● Exercise objective:
Write the listing below out again exactly, dropping the images.
- - - -
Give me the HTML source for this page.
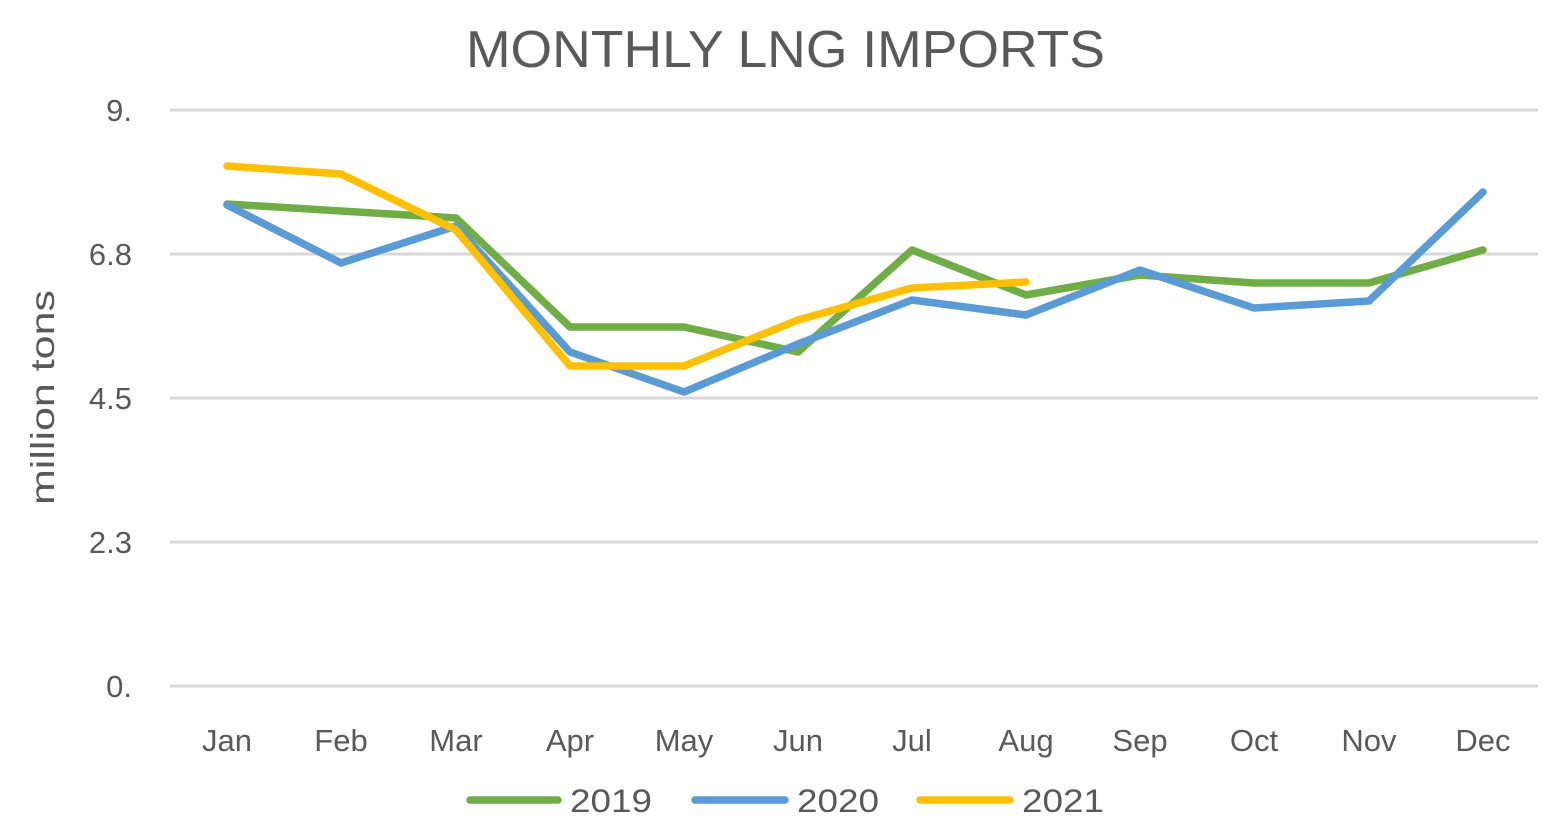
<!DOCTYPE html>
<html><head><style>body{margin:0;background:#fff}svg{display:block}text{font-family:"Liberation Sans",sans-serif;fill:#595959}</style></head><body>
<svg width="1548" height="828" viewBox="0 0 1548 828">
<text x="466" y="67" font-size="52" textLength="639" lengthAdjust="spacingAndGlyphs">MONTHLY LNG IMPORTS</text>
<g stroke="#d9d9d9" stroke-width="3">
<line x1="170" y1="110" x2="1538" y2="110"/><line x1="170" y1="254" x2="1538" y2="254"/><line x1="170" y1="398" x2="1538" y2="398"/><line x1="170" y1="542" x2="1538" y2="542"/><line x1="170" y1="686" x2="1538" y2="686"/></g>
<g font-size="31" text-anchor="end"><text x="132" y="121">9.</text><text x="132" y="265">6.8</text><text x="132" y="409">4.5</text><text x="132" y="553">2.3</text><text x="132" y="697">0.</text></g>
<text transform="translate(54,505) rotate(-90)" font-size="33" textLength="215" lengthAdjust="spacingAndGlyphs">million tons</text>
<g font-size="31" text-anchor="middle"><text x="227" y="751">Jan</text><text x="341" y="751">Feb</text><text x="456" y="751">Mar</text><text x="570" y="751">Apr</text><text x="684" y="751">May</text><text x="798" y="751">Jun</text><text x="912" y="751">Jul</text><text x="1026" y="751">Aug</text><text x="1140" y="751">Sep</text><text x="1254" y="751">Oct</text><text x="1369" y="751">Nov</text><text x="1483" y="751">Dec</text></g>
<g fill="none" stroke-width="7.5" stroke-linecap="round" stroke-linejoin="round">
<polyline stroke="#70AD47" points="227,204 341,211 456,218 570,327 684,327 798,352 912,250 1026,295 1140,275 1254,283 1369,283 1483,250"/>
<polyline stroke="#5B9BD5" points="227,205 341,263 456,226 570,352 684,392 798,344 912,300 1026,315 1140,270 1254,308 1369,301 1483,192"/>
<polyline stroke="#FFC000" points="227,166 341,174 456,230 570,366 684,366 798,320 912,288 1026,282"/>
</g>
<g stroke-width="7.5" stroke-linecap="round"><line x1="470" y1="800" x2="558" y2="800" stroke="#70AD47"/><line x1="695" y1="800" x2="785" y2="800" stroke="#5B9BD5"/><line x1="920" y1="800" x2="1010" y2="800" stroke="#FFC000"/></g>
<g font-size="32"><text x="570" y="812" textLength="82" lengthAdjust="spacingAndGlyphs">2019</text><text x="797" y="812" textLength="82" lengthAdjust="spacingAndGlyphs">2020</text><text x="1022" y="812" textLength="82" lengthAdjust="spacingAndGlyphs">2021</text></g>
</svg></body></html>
- - - -
● Solution to this exercise:
Give me the HTML source for this page.
<!DOCTYPE html>
<html><head><style>body{margin:0;background:#fff}svg{display:block}text{font-family:"Liberation Sans",sans-serif;fill:#595959}</style></head><body>
<svg width="1548" height="828" viewBox="0 0 1548 828">
<text x="466" y="67" font-size="52" textLength="639" lengthAdjust="spacingAndGlyphs">MONTHLY LNG IMPORTS</text>
<g stroke="#d9d9d9" stroke-width="3">
<line x1="170" y1="110" x2="1538" y2="110"/><line x1="170" y1="254" x2="1538" y2="254"/><line x1="170" y1="398" x2="1538" y2="398"/><line x1="170" y1="542" x2="1538" y2="542"/><line x1="170" y1="686" x2="1538" y2="686"/></g>
<g font-size="31" text-anchor="end"><text x="132" y="121">9.</text><text x="132" y="265">6.8</text><text x="132" y="409">4.5</text><text x="132" y="553">2.3</text><text x="132" y="697">0.</text></g>
<text transform="translate(54,505) rotate(-90)" font-size="33" textLength="215" lengthAdjust="spacingAndGlyphs">million tons</text>
<g font-size="31" text-anchor="middle"><text x="227" y="751">Jan</text><text x="341" y="751">Feb</text><text x="456" y="751">Mar</text><text x="570" y="751">Apr</text><text x="684" y="751">May</text><text x="798" y="751">Jun</text><text x="912" y="751">Jul</text><text x="1026" y="751">Aug</text><text x="1140" y="751">Sep</text><text x="1254" y="751">Oct</text><text x="1369" y="751">Nov</text><text x="1483" y="751">Dec</text></g>
<g fill="none" stroke-width="7.5" stroke-linecap="round" stroke-linejoin="round">
<polyline stroke="#70AD47" points="227,204 341,211 456,218 570,327 684,327 798,352 912,250 1026,295 1140,275 1254,283 1369,283 1483,250"/>
<polyline stroke="#5B9BD5" points="227,205 341,263 456,226 570,352 684,392 798,344 912,300 1026,315 1140,270 1254,308 1369,301 1483,192"/>
<polyline stroke="#FFC000" points="227,166 341,174 456,230 570,366 684,366 798,320 912,288 1026,282"/>
</g>
<g stroke-width="7.5" stroke-linecap="round"><line x1="470" y1="800" x2="558" y2="800" stroke="#70AD47"/><line x1="695" y1="800" x2="785" y2="800" stroke="#5B9BD5"/><line x1="920" y1="800" x2="1010" y2="800" stroke="#FFC000"/></g>
<g font-size="32"><text x="570" y="812" textLength="82" lengthAdjust="spacingAndGlyphs">2019</text><text x="797" y="812" textLength="82" lengthAdjust="spacingAndGlyphs">2020</text><text x="1022" y="812" textLength="82" lengthAdjust="spacingAndGlyphs">2021</text></g>
</svg></body></html>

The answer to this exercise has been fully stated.